Before taking Simple Spreadsheets, I didn’t know how to make the data do what we needed it to do for our analyses.
For instance, maybe the geographical information in our database was captured in cities, but I needed to organize it into regions for our stratified random sample.
Or, maybe the data contained registration dates for clients, but I needed to organize them into different categories of tenure.
I didn’t know any method to do this besides manually going through the data and recategorizing by hand.
Needless to say–WOW did Simple Spreadsheets save me time!
The IF function allowed me to recategorize data by using a simple formula.
For a practical example, I had a list of bank branches that I needed to group together into different regions. Instead of doing this manually, I was able to use the IF formula to create different groupings for the regions all at once.

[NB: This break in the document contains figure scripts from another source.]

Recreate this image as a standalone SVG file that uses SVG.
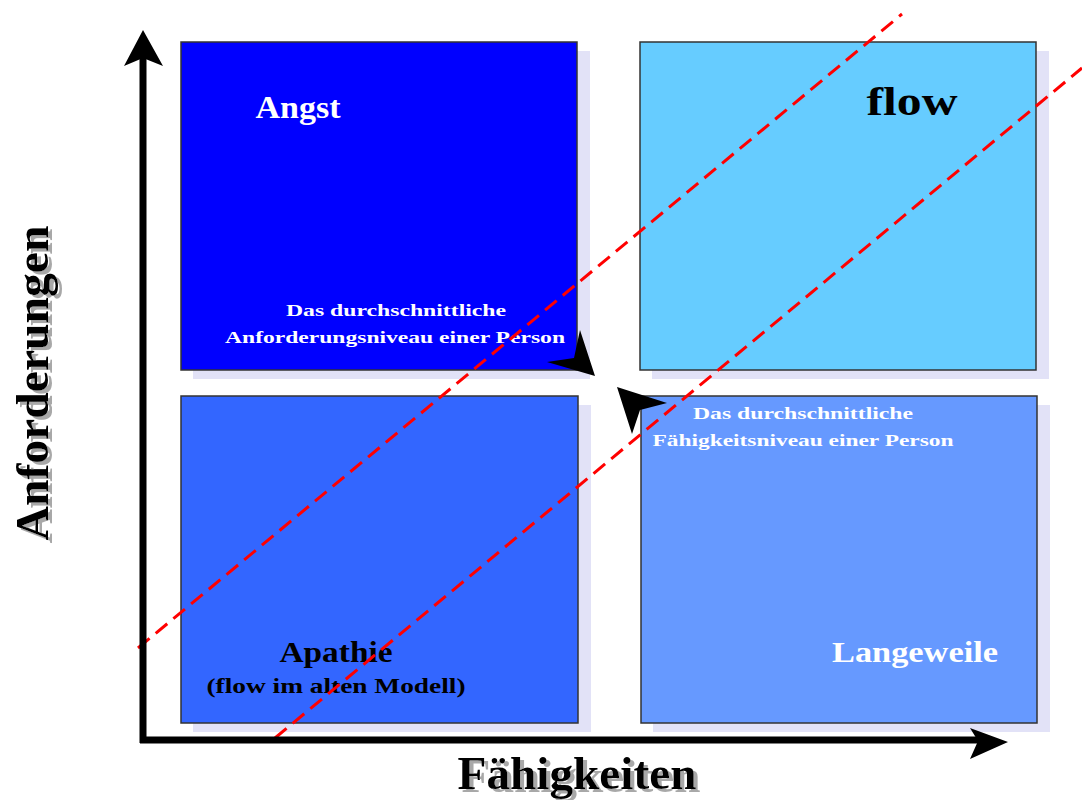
<svg xmlns="http://www.w3.org/2000/svg" width="1082" height="800" viewBox="0 0 1082 800">
<style>
.box{stroke:#333;stroke-width:1.5}
.shadow{fill:#E2E2F7}
.big{font-family:"Liberation Serif",serif;font-weight:bold;font-size:30px}
.small{font-family:"Liberation Serif",serif;font-weight:bold;font-size:17px;fill:#fff}
.axislabel{font-family:"Liberation Serif",serif;font-weight:bold;font-size:46px;fill:#000}
.dash{stroke:#FF0000;stroke-width:3;stroke-dasharray:15 8;fill:none}
</style>
<defs>
<filter id="tshadow" x="-10%" y="-10%" width="120%" height="130%">
<feOffset in="SourceAlpha" dx="4" dy="3" result="off"/>
<feFlood flood-color="#A8A8A8"/>
<feComposite in2="off" operator="in" result="sh"/>
<feMerge><feMergeNode in="sh"/><feMergeNode in="SourceGraphic"/></feMerge>
</filter>
<filter id="tshadowv" x="-10%" y="-30%" width="120%" height="160%">
<feOffset in="SourceAlpha" dx="-3" dy="4" result="off"/>
<feFlood flood-color="#A8A8A8"/>
<feComposite in2="off" operator="in" result="sh"/>
<feMerge><feMergeNode in="sh"/><feMergeNode in="SourceGraphic"/></feMerge>
</filter>
</defs>
<rect width="1082" height="800" fill="#fff"/>
<g id="angst">
<rect class="shadow" x="193" y="51" width="397" height="328"/>
<rect class="box" x="181" y="42" width="396" height="328" fill="#0000FF"/>
<text class="big" x="298" y="118" text-anchor="middle" fill="#fff" style="font-size:31px" textLength="85" lengthAdjust="spacingAndGlyphs">Angst</text>
<text class="small" x="396" y="316" text-anchor="middle" textLength="220" lengthAdjust="spacingAndGlyphs">Das durchschnittliche</text>
<text class="small" x="395" y="343" text-anchor="middle" textLength="340" lengthAdjust="spacingAndGlyphs">Anforderungsniveau einer Person</text>
</g>
<g id="flow">
<rect class="shadow" x="652" y="51" width="397" height="328"/>
<rect class="box" x="640" y="42" width="396" height="328" fill="#66CCFF"/>
<text class="big" x="912" y="115" text-anchor="middle" fill="#000" style="font-size:40px" textLength="91" lengthAdjust="spacingAndGlyphs">flow</text>
</g>
<g id="apathie">
<rect class="shadow" x="193" y="405" width="398" height="327"/>
<rect class="box" x="181" y="396" width="397" height="327" fill="#3366FF"/>
<text class="big" x="336" y="662" text-anchor="middle" fill="#000" textLength="113" lengthAdjust="spacingAndGlyphs">Apathie</text>
<text class="big" x="336" y="693" text-anchor="middle" fill="#000" style="font-size:21px" textLength="259" lengthAdjust="spacingAndGlyphs">(flow im alten Modell)</text>
</g>
<g id="langeweile">
<rect class="shadow" x="653" y="405" width="397" height="327"/>
<rect class="box" x="641" y="396" width="396" height="327" fill="#6699FF"/>
<text class="small" x="803" y="419" text-anchor="middle" textLength="220" lengthAdjust="spacingAndGlyphs">Das durchschnittliche</text>
<text class="small" x="803" y="446" text-anchor="middle" textLength="301" lengthAdjust="spacingAndGlyphs">Fähigkeitsniveau einer Person</text>
<text class="big" x="915" y="662" text-anchor="middle" fill="#fff" textLength="166" lengthAdjust="spacingAndGlyphs">Langeweile</text>
</g>
<g id="connectors">
<line class="dash" x1="138" y1="648" x2="902" y2="14"/>
<line class="dash" x1="275" y1="738" x2="1082" y2="68"/>
<line x1="143" y1="743" x2="143" y2="55" stroke="#000" stroke-width="7"/>
<polygon points="143,30 163,66 143,58 124,66" fill="#000"/>
<line x1="140" y1="740" x2="985" y2="740" stroke="#000" stroke-width="7"/>
<polygon points="1008,742 970,759 978,741 970,728" fill="#000"/>
<polygon points="595,376 580,330 574,358 547,362" fill="#000"/>
<polygon points="617,387 667,403 640,410 632,434" fill="#000"/>
</g>
<g id="axis-labels">
<text class="axislabel" x="577" y="789" text-anchor="middle" filter="url(#tshadow)" textLength="239" lengthAdjust="spacingAndGlyphs">Fähigkeiten</text>
<text class="axislabel" transform="translate(48,383) rotate(-90)" text-anchor="middle" filter="url(#tshadowv)" textLength="315" lengthAdjust="spacingAndGlyphs">Anforderungen</text>
</g>
</svg>
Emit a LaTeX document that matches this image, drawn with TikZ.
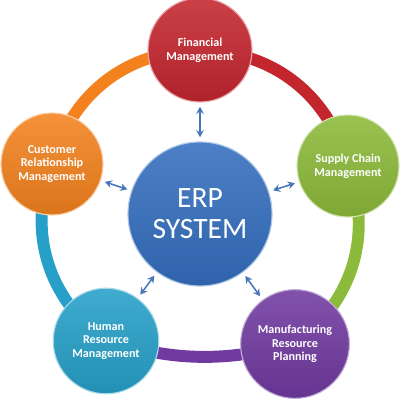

(6) How to Combine Datasets Together with VLOOKUP in Excel
VLOOKUP was also an extremely helpful formula for me to get the data sets to do what we needed them to do.
Often we will have multiple datasets that we need to merge together, because we have different sources of information.
Because most of our clients have Client ID numbers, I was able to use these numbers as the common source of information in the VLOOKUP function, thus merging together datasets in minutes with confidence.
Save Yourself $125 million
I honestly can’t count the amount of times that the data cleaning process has brought us helpful insights that both ensure we have accurate results, and helped us to improve our processes in the future so that we avoid/account for any potential errors.
Simple Spreadsheets was a great help in affirming and bolstering our data cleaning process, and I hope that this article gives you a jump start into creating a similar process that suits your needs.
It’s not always the most fun process (although I’ve grown to really love it and have earned the title of “Detective” on my team ), but it is CRUCIAL to ensuring a good result.
Just ask NASA…a million dollar data cleaning system would still have saved them $124 million in the long run.